### Directions:
Answer with one number: the count of lines in the listing below that hold the word "size".

### Data provided:

◆ ◆ ◆

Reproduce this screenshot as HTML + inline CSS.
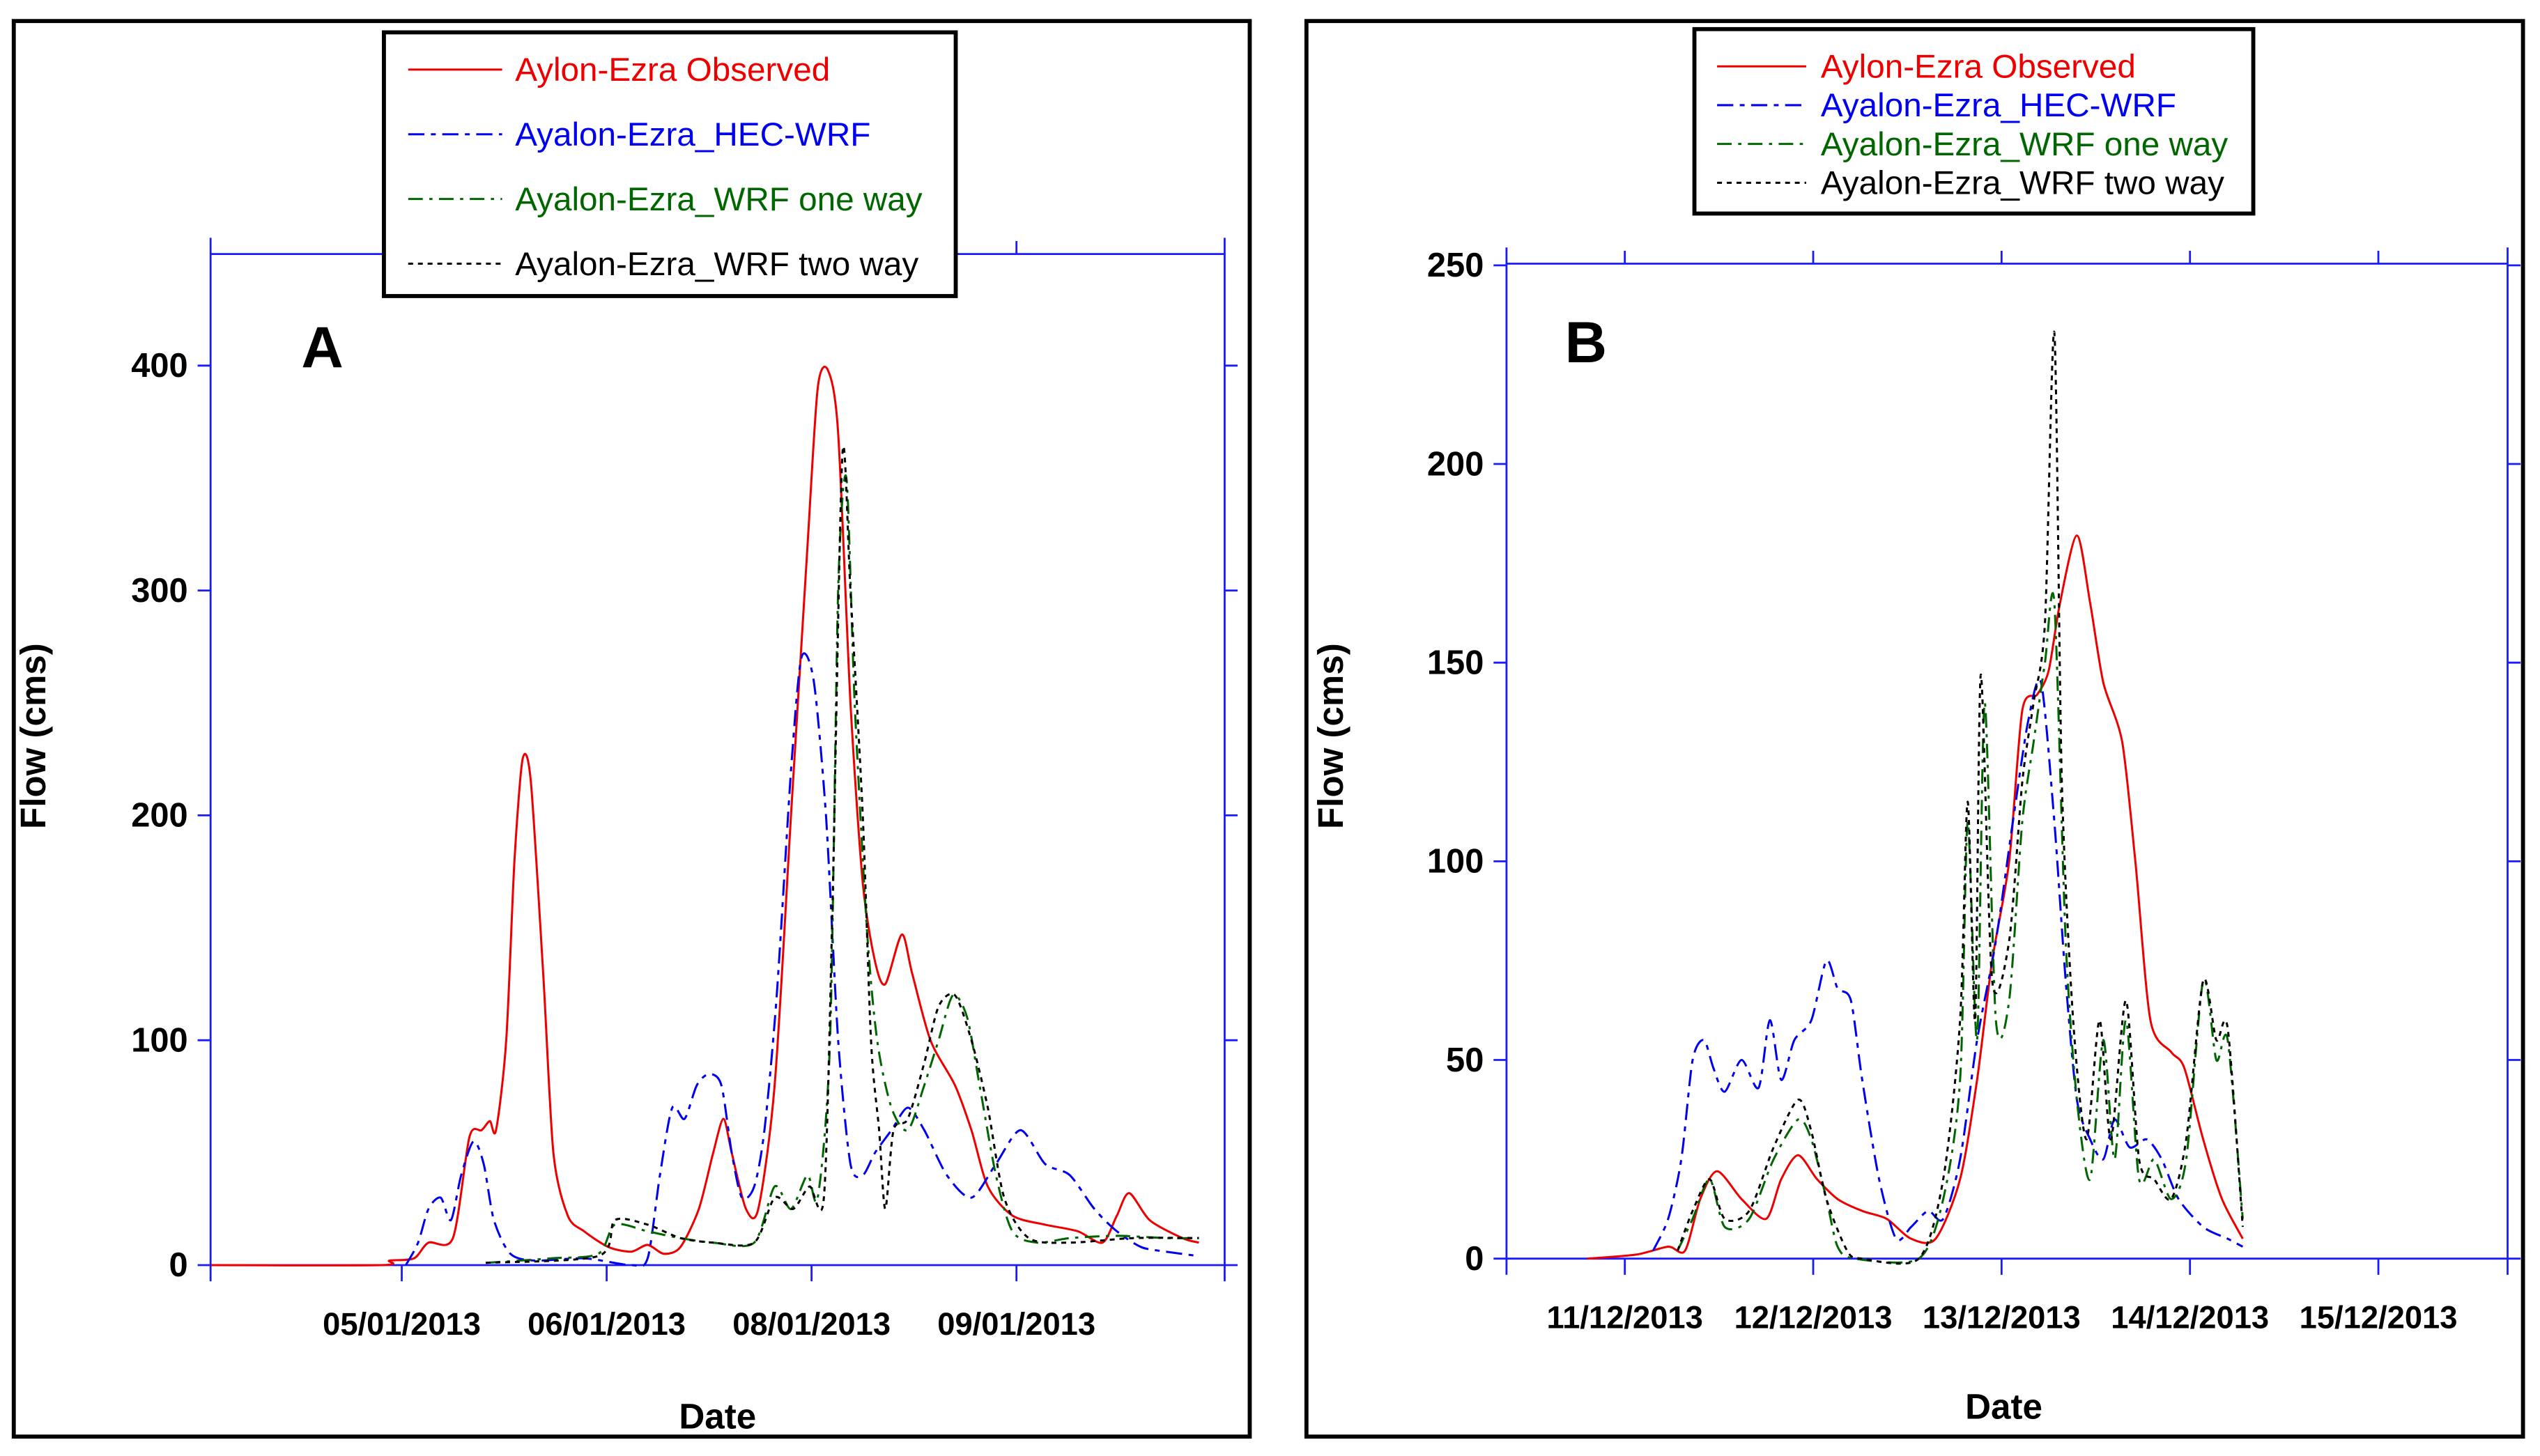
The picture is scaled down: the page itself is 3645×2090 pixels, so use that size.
<!DOCTYPE html>
<html><head><meta charset="utf-8"><style>
html,body{margin:0;padding:0;background:#fff;}
svg{display:block;}
text{font-family:"Liberation Sans",Arial,sans-serif;}
</style></head><body>
<svg id="chart" width="3645" height="2090" viewBox="0 0 1568 900" preserveAspectRatio="none" xmlns="http://www.w3.org/2000/svg">
<rect x="0" y="0" width="1568" height="900" fill="#fff"/>
<rect x="8.5" y="13" width="763" height="875" fill="none" stroke="#000" stroke-width="2.5"/>
<rect x="806.5" y="13" width="751" height="875" fill="none" stroke="#000" stroke-width="2.5"/>
<g id="gA"></g>
<g id="gB"></g>
</svg>
<script>
// ---- Panel A data (x: label index, 0=05/01/2013, 1=06/01, 2=08/01, 3=09/01) ----
const aTickLabels = ["05/01/2013","06/01/2013","08/01/2013","09/01/2013"];
const aYTicks = [0,100,200,300,400];
const aObsX = [-0.93,-0.10,-0.06,0.06,0.13,0.25,0.33,0.39,0.43,0.46,0.51,0.55,0.59,0.63,0.69,0.74,0.81,0.89,1.01,1.12,1.20,1.28,1.36,1.45,1.52,1.57,1.61,1.68,1.74,1.82,1.90,1.98,2.03,2.08,2.13,2.19,2.25,2.31,2.36,2.44,2.49,2.58,2.70,2.78,2.86,2.98,3.14,3.30,3.42,3.49,3.55,3.65,3.81,3.89];
const aObsY = [0,0,2,3,10,12,57,60,64,60,100,180,225,215,130,50,22,15,8,6,9,5,8,25,50,65,50,25,25,80,200,320,390,398,370,250,170,135,125,147,130,100,80,60,35,22,18,15,10,22,32,20,12,10];
const aHecX = [0.02,0.08,0.13,0.19,0.24,0.29,0.35,0.40,0.45,0.53,0.65,0.89,1.12,1.20,1.26,1.32,1.38,1.44,1.50,1.56,1.61,1.66,1.72,1.77,1.83,1.90,1.95,2.01,2.07,2.13,2.19,2.25,2.31,2.39,2.47,2.55,2.66,2.78,2.90,3.02,3.14,3.26,3.38,3.49,3.61,3.73,3.89];
const aHecY = [0,10,25,30,20,40,55,45,20,5,2,3,0,3,40,70,65,80,85,80,50,30,35,60,120,220,270,260,200,100,45,40,50,60,70,60,40,30,45,60,45,40,25,15,8,6,4];
const aOneX = [0.41,0.73,0.96,1.04,1.20,1.36,1.52,1.72,1.82,1.90,1.98,2.03,2.09,2.13,2.17,2.21,2.27,2.32,2.39,2.47,2.55,2.62,2.69,2.76,2.82,2.90,2.98,3.10,3.26,3.49,3.73,3.89];
const aOneY = [1,3,5,18,15,12,10,10,35,25,40,30,100,300,350,250,150,100,70,60,80,100,120,110,80,40,15,10,12,13,12,12];
const aTwoX = [0.41,0.96,1.04,1.20,1.36,1.52,1.72,1.82,1.91,1.99,2.06,2.10,2.15,2.19,2.25,2.29,2.33,2.36,2.40,2.47,2.55,2.62,2.70,2.78,2.86,2.94,3.06,3.26,3.57,3.89];
const aTwoY = [1,4,20,18,12,10,10,30,25,35,30,150,360,300,200,100,60,25,60,65,90,115,120,100,70,30,12,10,12,12];

// ---- Panel B data (x: days since 11/12/2013) ----
const bTickLabels = ["11/12/2013","12/12/2013","13/12/2013","14/12/2013","15/12/2013"];
const bYTicks = [0,50,100,150,200,250];
const bObsX = [-0.20,0.06,0.23,0.32,0.40,0.49,0.62,0.75,0.83,0.92,1.02,1.13,1.26,1.39,1.52,1.65,1.78,1.87,1.95,2.04,2.11,2.19,2.25,2.31,2.40,2.47,2.54,2.64,2.71,2.79,2.90,2.97,3.07,3.17,3.28];
const bObsY = [0,1,3,2,15,22,15,10,20,26,20,15,12,10,5,5,20,45,75,100,138,142,148,165,182,165,145,130,100,60,52,48,30,15,5];
const bHecX = [0.15,0.23,0.30,0.36,0.42,0.47,0.53,0.62,0.71,0.77,0.83,0.90,0.99,1.07,1.13,1.20,1.26,1.35,1.44,1.52,1.61,1.69,1.78,1.87,1.97,2.06,2.14,2.21,2.28,2.34,2.40,2.47,2.54,2.60,2.68,2.77,2.85,2.94,3.07,3.20,3.28];
const bHecY = [2,10,25,50,55,48,42,50,43,60,45,55,60,75,68,65,45,20,5,8,12,10,25,55,80,110,135,145,110,70,40,30,25,35,28,30,25,15,8,5,3];
const bOneX = [0.28,0.36,0.45,0.53,0.66,0.79,0.92,0.99,1.07,1.13,1.22,1.56,1.69,1.78,1.82,1.87,1.91,1.97,2.04,2.11,2.17,2.23,2.28,2.34,2.40,2.47,2.54,2.60,2.66,2.73,2.81,2.90,2.98,3.07,3.14,3.20,3.28];
const bOneY = [2,10,20,8,10,25,35,30,15,3,0,0,15,45,110,55,140,60,65,110,130,150,165,80,40,20,55,25,60,20,25,15,25,70,50,55,10];
const bTwoX = [0.28,0.36,0.45,0.53,0.66,0.79,0.92,0.99,1.07,1.18,1.26,1.56,1.69,1.78,1.82,1.86,1.89,1.95,2.04,2.11,2.17,2.23,2.28,2.32,2.38,2.45,2.52,2.58,2.66,2.73,2.81,2.90,2.98,3.07,3.14,3.20,3.28];
const bTwoY = [2,12,20,10,12,28,40,32,15,2,0,0,20,60,115,60,147,70,80,120,140,160,233,120,60,30,60,30,65,25,20,15,30,70,55,58,8];

const NS = "http://www.w3.org/2000/svg";
function mk(parent, tag, attrs, txt){
  const e = document.createElementNS(NS, tag);
  for (const k in attrs) e.setAttribute(k, attrs[k]);
  if (txt !== undefined) e.textContent = txt;
  parent.appendChild(e);
  return e;
}
const BLUE = "#1a1aff";
const styles = {
  obs:{stroke:"#ee0000", dash:""},
  hec:{stroke:"#0000ee", dash:"10,4,3,4"},
  one:{stroke:"#006600", dash:"9,4,2,4"},
  two:{stroke:"#000000", dash:"3,3"}
};
function smoothPath(pts){
  let d = "M"+pts[0][0].toFixed(1)+","+pts[0][1].toFixed(1);
  for (let i=0;i<pts.length-1;i++){
    const p0 = pts[i-1]||pts[i], p1 = pts[i], p2 = pts[i+1], p3 = pts[i+2]||p2;
    const t = 0.27;
    const c1x = p1[0]+(p2[0]-p0[0])*t/2, c1y = p1[1]+(p2[1]-p0[1])*t/2;
    const c2x = p2[0]-(p3[0]-p1[0])*t/2, c2y = p2[1]-(p3[1]-p1[1])*t/2;
    d += " C"+c1x.toFixed(1)+","+c1y.toFixed(1)+" "+c2x.toFixed(1)+","+c2y.toFixed(1)+" "+p2[0].toFixed(1)+","+p2[1].toFixed(1);
  }
  return d;
}

function drawPanel(g, cfg){
  const sx = v => cfg.x0 + (v - cfg.d0) * (cfg.x1 - cfg.x0) / (cfg.d1 - cfg.d0);
  const sy = v => cfg.yb - v * (cfg.yb - cfg.yt) / cfg.ymax;
  let e;
  e = mk(g,"line",{x1:cfg.x0,y1:cfg.axTop-10,x2:cfg.x0,y2:cfg.yb+10,stroke:BLUE,"stroke-width":1.2});
   
  e = mk(g,"line",{x1:cfg.x1,y1:cfg.axTop-10,x2:cfg.x1,y2:cfg.yb+10,stroke:BLUE,"stroke-width":1.2});
   
  e = mk(g,"line",{x1:cfg.x0,y1:cfg.yb,x2:cfg.x1,y2:cfg.yb,stroke:BLUE,"stroke-width":1.2});
   
  e = mk(g,"line",{x1:cfg.x0,y1:cfg.axTop,x2:cfg.x1,y2:cfg.axTop,stroke:BLUE,"stroke-width":1.2});
   
  cfg.yTicks.forEach(v=>{
    const y = sy(v);
    let t = mk(g,"line",{x1:cfg.x0-8,y1:y,x2:cfg.x0,y2:y,stroke:BLUE,"stroke-width":1.2});
     
    t = mk(g,"line",{x1:cfg.x1,y1:y,x2:cfg.x1+8,y2:y,stroke:BLUE,"stroke-width":1.2});
     
    const l = mk(g,"text",{x:cfg.x0-14,y:y+7,"text-anchor":"end","font-size":21,"font-weight":"bold",fill:"#000"},String(v));
     
  });
  cfg.xLabels.forEach((lab,i)=>{
    const x = sx(i);
    let t = mk(g,"line",{x1:x,y1:cfg.yb,x2:x,y2:cfg.yb+10,stroke:BLUE,"stroke-width":1.2});
     
    t = mk(g,"line",{x1:x,y1:cfg.axTop-8,x2:x,y2:cfg.axTop,stroke:BLUE,"stroke-width":1.2});
     
    const l = mk(g,"text",{x:x,y:cfg.yb+43,"text-anchor":"middle","font-size":19.5,"font-weight":"bold",fill:"#000"},lab);
     
  });
  let tt = mk(g,"text",{x:(cfg.x0+cfg.x1)/2 - cfg.dateShift,y:cfg.dateY,"text-anchor":"middle","font-size":22,"font-weight":"bold",fill:"#000"},"Date");
   
  tt = mk(g,"text",{x:cfg.ytX,y:cfg.ytY,"text-anchor":"middle","font-size":22,"font-weight":"bold",fill:"#000",transform:`rotate(-90 ${cfg.ytX} ${cfg.ytY})`},"Flow (cms)");
   
  tt = mk(g,"text",{x:cfg.letterX,y:cfg.letterY,"font-size":36,"font-weight":"bold",fill:"#000"},cfg.letter);
   
  cfg.series.forEach(s=>{
    const pts = s.xs.map((xv,i)=>[sx(xv), sy(s.ys[i])]);
    const p = mk(g,"path",{d:smoothPath(pts),fill:"none",stroke:styles[s.k].stroke,"stroke-width":1.3,"stroke-dasharray":styles[s.k].dash,"stroke-linejoin":"round"});
     
  });
  const L = cfg.legend;
  const box = mk(g,"rect",{x:L.x,y:L.y,width:L.w,height:L.h,fill:"#fff",stroke:"#000","stroke-width":2.5});
   
  const names = [["obs","Aylon-Ezra Observed","#ee0000"],["hec","Ayalon-Ezra_HEC-WRF","#0000ee"],["one","Ayalon-Ezra_WRF one way","#006600"],["two","Ayalon-Ezra_WRF two way","#000"]];
  names.forEach((n,i)=>{
    const y = L.y0 + i*L.dy;
    const ln = mk(g,"line",{x1:L.lx0,y1:y,x2:L.lx1,y2:y,stroke:styles[n[0]].stroke,"stroke-width":1.3,"stroke-dasharray":styles[n[0]].dash});
     
    const tx = mk(g,"text",{x:L.tx,y:y+7,"font-size":L.fs,fill:n[2]},n[1]);
     
  });
}

drawPanel(document.getElementById("gA"),{
  x0:130,x1:756,d0:-0.933,d1:4.016,yb:782,yt:226,ymax:400,axTop:157,
  yTicks:aYTicks,xLabels:aTickLabels,dateShift:0,dateY:883,ytX:28,ytY:455,
  letter:"A",letterX:186,letterY:227,
  series:[{k:"obs",xs:aObsX,ys:aObsY,name:"observed-line"},{k:"hec",xs:aHecX,ys:aHecY,name:"hec-wrf-line"},{k:"one",xs:aOneX,ys:aOneY,name:"wrf-one-way-line"},{k:"two",xs:aTwoX,ys:aTwoY,name:"wrf-two-way-line"}],
  legend:{x:237,y:20,w:353,h:163,y0:43,dy:40,lx0:252,lx1:310,tx:318,fs:20.5}
});
drawPanel(document.getElementById("gB"),{
  x0:930,x1:1548,d0:-0.628,d1:4.686,yb:778,yt:164,ymax:250,axTop:163,
  yTicks:bYTicks,xLabels:bTickLabels,dateShift:2,dateY:877,ytX:829,ytY:455,
  letter:"B",letterX:966,letterY:224,
  series:[{k:"obs",xs:bObsX,ys:bObsY,name:"observed-line"},{k:"hec",xs:bHecX,ys:bHecY,name:"hec-wrf-line"},{k:"one",xs:bOneX,ys:bOneY,name:"wrf-one-way-line"},{k:"two",xs:bTwoX,ys:bTwoY,name:"wrf-two-way-line"}],
  legend:{x:1046,y:18,w:345,h:114,y0:41,dy:24,lx0:1060,lx1:1115,tx:1124,fs:20.5}
});
</script>
</body></html>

◆ ◆ ◆

### The completed task:
7